* TASK REQUIREMENTS:
Pull out all lines from the listing below in which the word "chart" appears.

* AVAILABLE DATA:
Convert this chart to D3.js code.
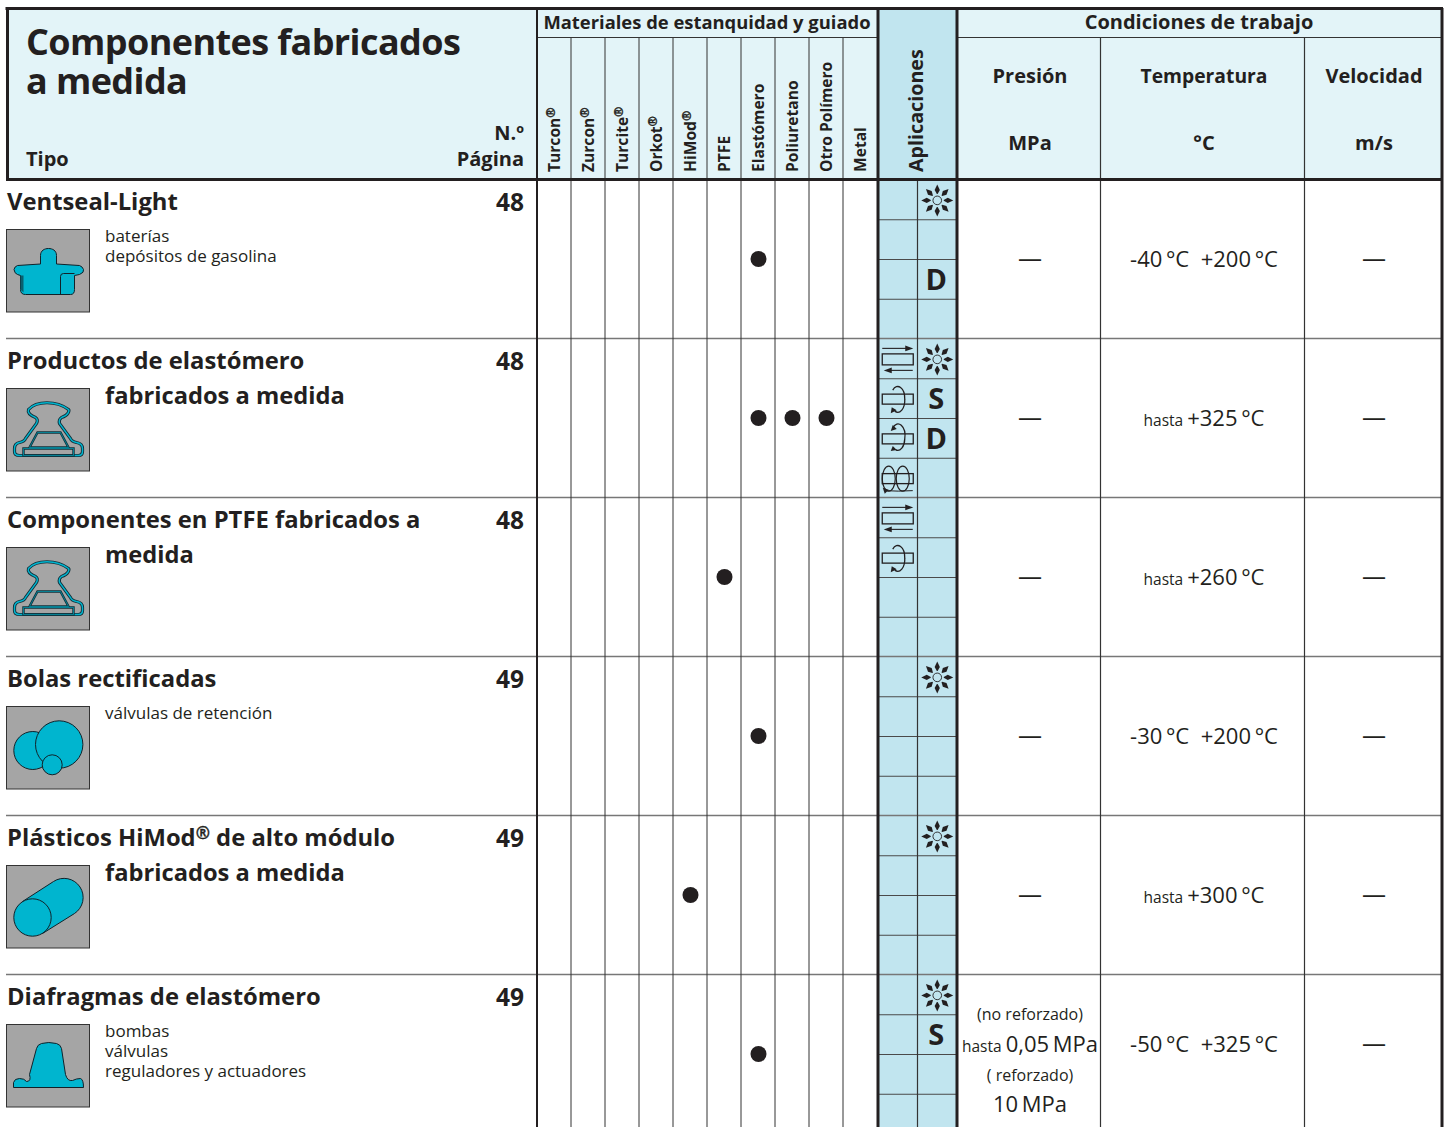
<!DOCTYPE html>
<html lang="es">
<head>
  <meta charset="UTF-8">
  <title>Componentes fabricados a medida</title>
  <script src="https://d3js.org/d3.v7.min.js"></script>
  <style>
    html, body { margin: 0; padding: 0; background: #fff; overflow: hidden; }
    svg { display: block; }
    text { font-family: "Open Sans", sans-serif; fill: #231f20; white-space: pre; }
    .b { font-weight: 700; }
  </style>
</head>
<body>
<div id="chart"></div>
<script>
  // table content
  var materials = ["Turcon®", "Zurcon®", "Turcite®", "Orkot®", "HiMod®", "PTFE", "Elastómero", "Poliuretano", "Otro Polímero", "Metal"];
  var rowNames = ["Ventseal-Light", "Productos de elastómero", "Componentes en PTFE fabricados a", "Bolas rectificadas", "Plásticos HiMod® de alto módulo", "Diafragmas de elastómero"];
  var rowNames2 = ["", "fabricados a medida", "medida", "", "fabricados a medida", ""];
  var pages = [48, 48, 48, 49, 49, 49];
  var uses = [["baterías", "depósitos de gasolina"], [], [], ["válvulas de retención"], [], ["bombas", "válvulas", "reguladores y actuadores"]];
  var rowMaterials = [["Elastómero"], ["Elastómero", "Poliuretano", "Otro Polímero"], ["PTFE"], ["Elastómero"], ["HiMod®"], ["Elastómero"]];
  var appsLeft = [["", "", "", ""], ["rec", "rot", "osc", "hel"], ["rec", "rot", "", ""], ["", "", "", ""], ["", "", "", ""], ["", "", "", ""]];
  var appsRight = [["star", "", "D", ""], ["star", "S", "D", ""], ["", "", "", ""], ["star", "", "", ""], ["star", "", "", ""], ["star", "S", "", ""]];
  var tempPrefix = ["", "hasta ", "hasta ", "", "hasta ", ""];
  var tempValues = ["-40\u2009°C  +200\u2009°C", "+325\u2009°C", "+260\u2009°C", "-30\u2009°C  +200\u2009°C", "+300\u2009°C", "-50\u2009°C  +325\u2009°C"];
  var shapes = ["vent", "profile", "profile", "balls", "cyl", "diaph"];
  var condHeads = ["Presión", "Temperatura", "Velocidad"];
  var condUnits = ["MPa", "°C", "m/s"];

  var ink = "#231f20", pale = "#e3f4f8", blue = "#c1e5ef", teal = "#00b5cf", grey = "#a5a5a5";
  var width = 1449, height = 1127;

  var svg = d3.select("#chart").append("svg").attr("width", width).attr("height", height);

  // scales
  var matX = d3.scaleBand().domain(materials).range([537, 877]);
  var rowY = d3.scaleBand().domain(rowNames).range([180, 180 + 159 * 6]);
  var subY = d3.scaleBand().domain(d3.range(4)).range([0, rowY.bandwidth()]);
  var appX = d3.scaleBand().domain(["l", "r"]).range([878, 957]);
  var condEdges = [957, 1100.5, 1304.5, 1442];
  var condCenters = [1030, 1204, 1374];

  function hline(x1, x2, y, color, w) {
    svg.append("line").attr("x1", x1).attr("x2", x2).attr("y1", y).attr("y2", y).attr("stroke", color).attr("stroke-width", w);
  }
  function vline(x, y1, y2, color, w) {
    svg.append("line").attr("x1", x).attr("x2", x).attr("y1", y1).attr("y2", y2).attr("stroke", color).attr("stroke-width", w);
  }
  // text with the ® raised, regRatio is the size of the ® against the text
  function label(x, y, str, size, cls, anchor, regRatio) {
    var t = svg.append("text").attr("x", x).attr("y", y)
      .attr("font-size", size).attr("text-anchor", anchor || "start").attr("class", cls || null);
    var k = regRatio || 0.72;
    str.split("®").forEach(function(part, i) {
      if (i > 0) {
        t.append("tspan").attr("font-size", size * k).attr("dy", -size * 0.3)
          .attr("stroke", ink).attr("stroke-width", 0.35).text("®");
        t.append("tspan").attr("dy", size * 0.3).text(part);
      } else {
        t.append("tspan").text(part);
      }
    });
    return t;
  }

  // backgrounds
  svg.append("rect").attr("x", 7).attr("y", 8).attr("width", 1435).attr("height", 171).attr("fill", pale);
  svg.append("rect").attr("x", 878).attr("y", 8).attr("width", 79).attr("height", height).attr("fill", blue);

  // header text
  label(26, 54.5, "Componentes fabricados", 36, "b").attr("letter-spacing", -0.6);
  label(26, 93.5, "a medida", 36, "b").attr("letter-spacing", -0.6);
  label(26, 166, "Tipo", 20, "b");
  label(524, 140, "N.º", 20, "b", "end");
  label(524, 166, "Página", 20, "b", "end");
  label(707, 29, "Materiales de estanquidad y guiado", 18.4, "b", "middle");
  label(1199, 29, "Condiciones de trabajo", 20, "b", "middle");

  materials.forEach(function(m) {
    var x = matX(m) + matX.bandwidth() / 2 + 5.5;
    label(0, 0, m, 15.6, "b", "start", 0.8).attr("transform", "translate(" + x + ",172) rotate(-90)");
  });
  label(0, 0, "Aplicaciones", 19.7, "b").attr("transform", "translate(923,172) rotate(-90)");

  condHeads.forEach(function(h, i) {
    label(condCenters[i], 83, h, i === 1 ? 19.3 : 20, "b", "middle");
    label(condCenters[i], 150, condUnits[i], 20, "b", "middle");
  });

  // grid lines
  rowNames.forEach(function(r, i) {
    subY.domain().slice(1).forEach(function(s) {
      hline(878, 957, rowY(r) + subY(s), "#4a4a4a", 1);
    });
    if (i > 0) hline(6, 1442, rowY(r) - 0.5, "#777", 1.5);
  });
  materials.slice(1).forEach(function(m) { vline(matX(m), 37, height, "#333", 1); });
  vline(appX("r"), 179, height, "#333", 1.2);
  condEdges.slice(1, 3).forEach(function(x) { vline(x, 38, height, "#333", 1.2); });
  hline(537, 877, 37.5, "#333", 1);
  hline(957, 1442, 37.5, "#333", 1);

  // heavy frame
  hline(5.5, 1443, 8.5, ink, 3);
  hline(6, 1443, 179.5, ink, 3);
  vline(7.5, 8, 181, ink, 3);
  vline(537, 8, height, ink, 2);
  vline(878, 8, height, ink, 3);
  vline(957, 8, height, ink, 3);
  vline(1442, 8, height, ink, 3);

  // little drawings of the parts, in a 83 x 83 box
  var shapeDraw = {
    vent: function(g) {
      g.append("path").attr("d", "M14,46V60Q14,65 19,65H64Q68,65 68,60V46L73,45Q78,43 77,40Q76,37 73,36L50,34.5V26C50,21 46,19 42,19C38,19 34,21 34,26V34.5L11,36Q8,37 7.5,40Q8,44 11,45Z")
        .attr("fill", teal).attr("stroke", "#10222a").attr("stroke-width", 1);
      g.append("path").attr("d", "M54,65V47Q54,44 57,44H68").attr("fill", "none").attr("stroke", "#10222a").attr("stroke-width", 1);
      g.append("path").attr("d", "M14,46V60L17,63V46Z").attr("fill", "#0a5f6e");
    },
    profile: function(g) {
      var outer = "M8,60V63Q8,67 13,67H72Q76,67 76,63V60Q76,55 70,54Q65,53 64,50L53,35Q52,31 55,29C62,27 63,22 62,21C50,12 30,12 22,21C21,24 24,27 29,29Q32,31 30,35L19,50Q18,53 13,54Q8,55 8,60Z";
      var inner = "M31,44H54L62,59H23Z M17,60H67V67H17Z";
      [[outer, 3.2], [inner, 2.4]].forEach(function(p) {
        g.append("path").attr("d", p[0]).attr("fill", "none").attr("stroke", "#10303a").attr("stroke-width", p[1]);
        g.append("path").attr("d", p[0]).attr("fill", "none").attr("stroke", teal).attr("stroke-width", p[1] - 1.8);
      });
    },
    balls: function(g) {
      [[26.3, 44, 19], [52.7, 38, 23.7], [45.7, 58.3, 10]].forEach(function(c) {
        g.append("circle").attr("cx", c[0]).attr("cy", c[1]).attr("r", c[2])
          .attr("fill", teal).attr("stroke", "#10222a").attr("stroke-width", 1);
      });
    },
    cyl: function(g) {
      g.append("path").attr("d", "M16,36L47,16A19,19 0 0 1 68,48L36,68Z").attr("fill", teal).attr("stroke", "#10222a").attr("stroke-width", 1);
      g.append("circle").attr("cx", 26).attr("cy", 52).attr("r", 18.7).attr("fill", teal).attr("stroke", "#10222a").attr("stroke-width", 1);
    },
    diaph: function(g) {
      g.append("path").attr("d", "M7,63V58Q8,54 13,54Q18,54 20,57Q25,57 23,50L30,24Q31,20 35,19Q42,17 50,19Q54,20 55,24L59,50Q61,57 66,56Q70,54 74,54Q77,55 77,63Z")
        .attr("fill", teal).attr("stroke", "#10222a").attr("stroke-width", 1);
    }
  };

  // icons of the application cells, centred on 0,0
  function arrowHead(g, x, y, dir) {
    g.append("path").attr("d", "M" + x + "," + y + "l" + (-8 * dir) + ",-2.8v5.6z").attr("fill", ink);
  }
  function rotDraw(g) {
    g.append("rect").attr("x", -15.5).attr("y", -5).attr("width", 31).attr("height", 10).attr("fill", "none").attr("stroke", ink).attr("stroke-width", 1.3);
  }
  var iconDraw = {
    star: function(g) {
      g.append("circle").attr("r", 4.3).attr("fill", "none").attr("stroke", ink).attr("stroke-width", 0.9);
      d3.range(8).forEach(function(i) {
        var a = g.append("g").attr("transform", "rotate(" + i * 45 + ")");
        a.append("path").attr("d", "M16,0L10.5,-2.6L6.5,-0.4V0.4L10.5,2.6Z").attr("fill", ink);
      });
    },
    rec: function(g) {
      g.append("rect").attr("x", -15.5).attr("y", -5.5).attr("width", 31).attr("height", 11).attr("fill", "none").attr("stroke", ink).attr("stroke-width", 1.3);
      g.append("line").attr("x1", -15.5).attr("x2", 10).attr("y1", -11).attr("y2", -11).attr("stroke", ink).attr("stroke-width", 1.1);
      arrowHead(g, 15.5, -11, 1);
      g.append("line").attr("x1", 15).attr("x2", -8).attr("y1", 11).attr("y2", 11).attr("stroke", ink).attr("stroke-width", 1.1);
      arrowHead(g, -14, 11, -1);
    },
    rot: function(g) {
      rotDraw(g);
      g.append("path").attr("d", "M-5,-9A7,12 0 0 1 7,0A7,12 0 0 1 -3,12").attr("fill", "none").attr("stroke", ink).attr("stroke-width", 1.3);
      g.append("path").attr("d", "M-7,14L-6,8L-1,11Z").attr("fill", ink);
    },
    osc: function(g) {
      rotDraw(g);
      g.append("path").attr("d", "M-5,-11A7,12 0 0 1 7,0A7,12 0 0 1 -2,11").attr("fill", "none").attr("stroke", ink).attr("stroke-width", 1.3);
      g.append("path").attr("d", "M-7,12L-5,7L-1,11Z").attr("fill", ink);
      g.append("path").attr("d", "M-5,-14L-7,-8L-1,-10Z").attr("fill", ink);
    },
    hel: function(g) {
      rotDraw(g);
      g.append("ellipse").attr("cx", -9).attr("cy", 0).attr("rx", 6.5).attr("ry", 12.5).attr("fill", "none").attr("stroke", ink).attr("stroke-width", 1.2);
      g.append("ellipse").attr("cx", 5).attr("cy", 0).attr("rx", 6.5).attr("ry", 12.5).attr("fill", "none").attr("stroke", ink).attr("stroke-width", 1.2);
      g.append("path").attr("d", "M-13,12Q0,13 15,12").attr("fill", "none").attr("stroke", ink).attr("stroke-width", 1);
      g.append("path").attr("d", "M-13,15L-15,9L-9,11Z").attr("fill", ink);
    }
  };

  function drawApp(kind, col, rowName, s) {
    if (!kind) return;
    var cx = appX(col) + appX.bandwidth() / 2;
    var cy = rowY(rowName) + subY(s) + subY.bandwidth() / 2;
    if (iconDraw[kind]) {
      iconDraw[kind](svg.append("g").attr("transform", "translate(" + cx + "," + (cy + 0.5) + ")"));
    } else {
      label(cx - 1, cy + 10.5, kind, 29, "b", "middle");
    }
  }

  // rows
  rowNames.forEach(function(r, i) {
    var y0 = rowY(r);
    var mid = y0 + rowY.bandwidth() / 2;
    label(7, y0 + 30.2, r, 23.8, "b");
    label(524, y0 + 30.5, String(pages[i]), 24.5, "b", "end");
    if (rowNames2[i]) label(105, y0 + 64.7, rowNames2[i], 23.7, "b");
    uses[i].forEach(function(u, k) {
      label(105, y0 + 62 + k * 20, u, 17);
    });

    // part box
    var box = svg.append("g").attr("transform", "translate(6.5," + (y0 + 49.5) + ")");
    box.append("rect").attr("width", 83).attr("height", 82.5).attr("fill", grey).attr("stroke", "#333").attr("stroke-width", 1);
    shapeDraw[shapes[i]](box);

    // material dots
    rowMaterials[i].forEach(function(m) {
      svg.append("circle").attr("cx", matX(m) + matX.bandwidth() / 2 + 0.5).attr("cy", mid - 0.5).attr("r", 8).attr("fill", ink);
    });

    subY.domain().forEach(function(s) {
      drawApp(appsLeft[i][s], "l", r, s);
      drawApp(appsRight[i][s], "r", r, s);
    });

    // conditions, the last row sits higher because its pressure cell is tall
    var condY = (i === 5 ? mid - 10 : mid) + 7.5;
    label(condCenters[2], condY, "—", 24, null, "middle");
    if (i < 5) label(condCenters[0], condY, "—", 24, null, "middle");
    var t = label(condCenters[1], condY, "", 22, null, "middle");
    if (tempPrefix[i]) t.append("tspan").attr("font-size", 15.5).text(tempPrefix[i]);
    t.append("tspan").text(tempValues[i]);
  });

  // pressure of the last row has its own four lines
  var lastY = rowY(rowNames[5]);
  label(1030, lastY + 45, "(no reforzado)", 16, null, "middle");
  var p = label(1030, lastY + 76.5, "", 22, null, "middle");
  p.append("tspan").attr("font-size", 15.5).text("hasta ");
  p.append("tspan").text("0,05\u2009MPa");
  label(1030, lastY + 106, "( reforzado)", 16, null, "middle");
  label(1030, lastY + 137, "10\u2009MPa", 22, null, "middle");
</script>
</body>
</html>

* RESPONSE TO THIS TASK:
Convert this chart to D3.js code.
<div id="chart"></div>
  var svg = d3.select("#chart").append("svg").attr("width", width).attr("height", height);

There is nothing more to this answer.